What I've got currently is the diagram, and that
Since triangle ABC is a triangle, its angles add up to 180, so angleABC+angle BCA+CAB=180. When we divide this equation by two we get
\(\angle{ABC}+\angle{BCA}+\angle{CAB}=180^\circ\\ \frac{\angle{ABC}}{2}+\frac{\angle{BCA}}{2}+\frac{\angle{CAB}}{2}=90^\circ\).
Then I don't know how to proceed from here...any guiding points or help?
+569 To be honest with you, geometry is not my game, so I will not try. (I am willing to, but it may be wrong anyways.) Instead of having a sloppy answer by me, check out this answer by CPhill, since this problem has been posted before.
CPhill answered very well, and it was quite easy to follow along : https://web2.0calc.com/questions/help-quick-plz_2
+781 I don't quite understand why Cphill chose to rearrange the equation like that though.

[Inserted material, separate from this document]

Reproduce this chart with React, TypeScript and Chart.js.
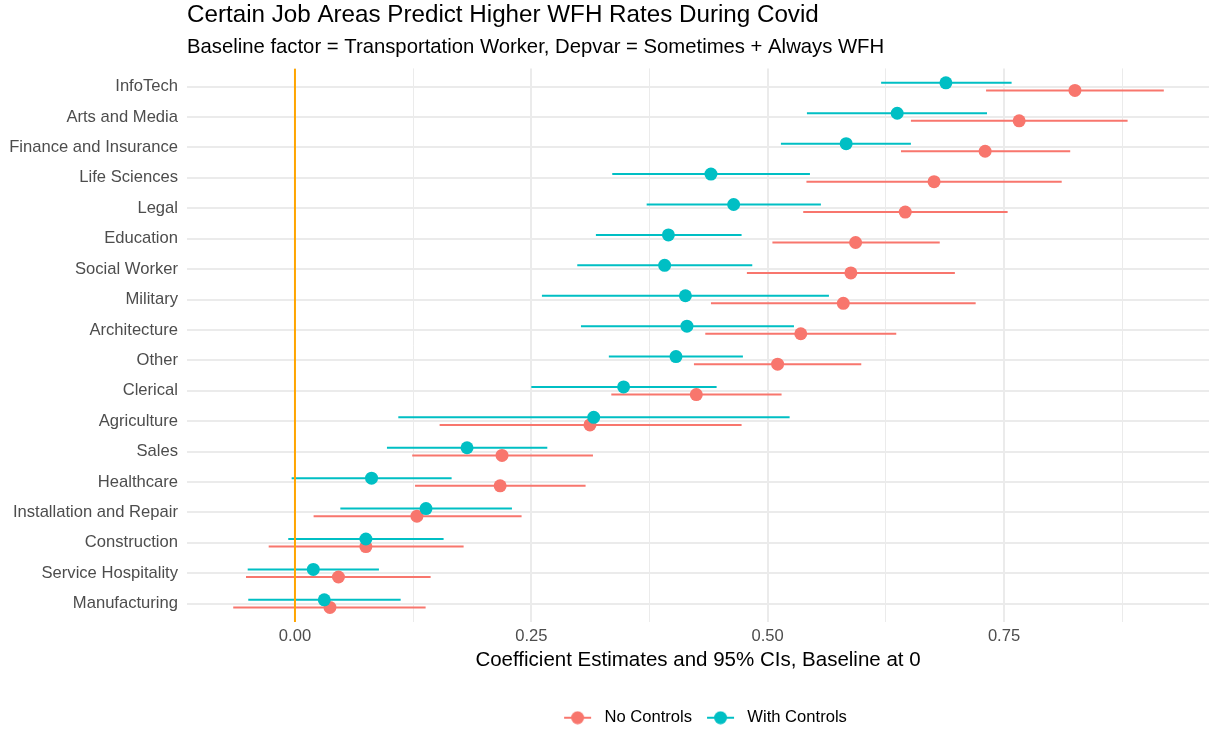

+1490 In triangle ABC, angle bisectors AD and BE meet at a point I. Prove that angle DIB = 90 - angle BCA/2.
I'm purposely using a right-angled triangle because it gives me a better overall picture.
Angle ADB = 180º - (90º + 30º) = 60º
Angle DIB = 90º ∠BCA /2 ∠DIB = 90º - 30º/2 = 75º
Look at a triangle BID ∠DIB = 180º - (45º + 60º) = 75º 
( This is one way to prove it...This may not be the answer they're looking for.)
+781 Ah...I see, thank you. I think I prefer this way. But instead of using numbers, using variables would provide an overall proof for any angle degrees values.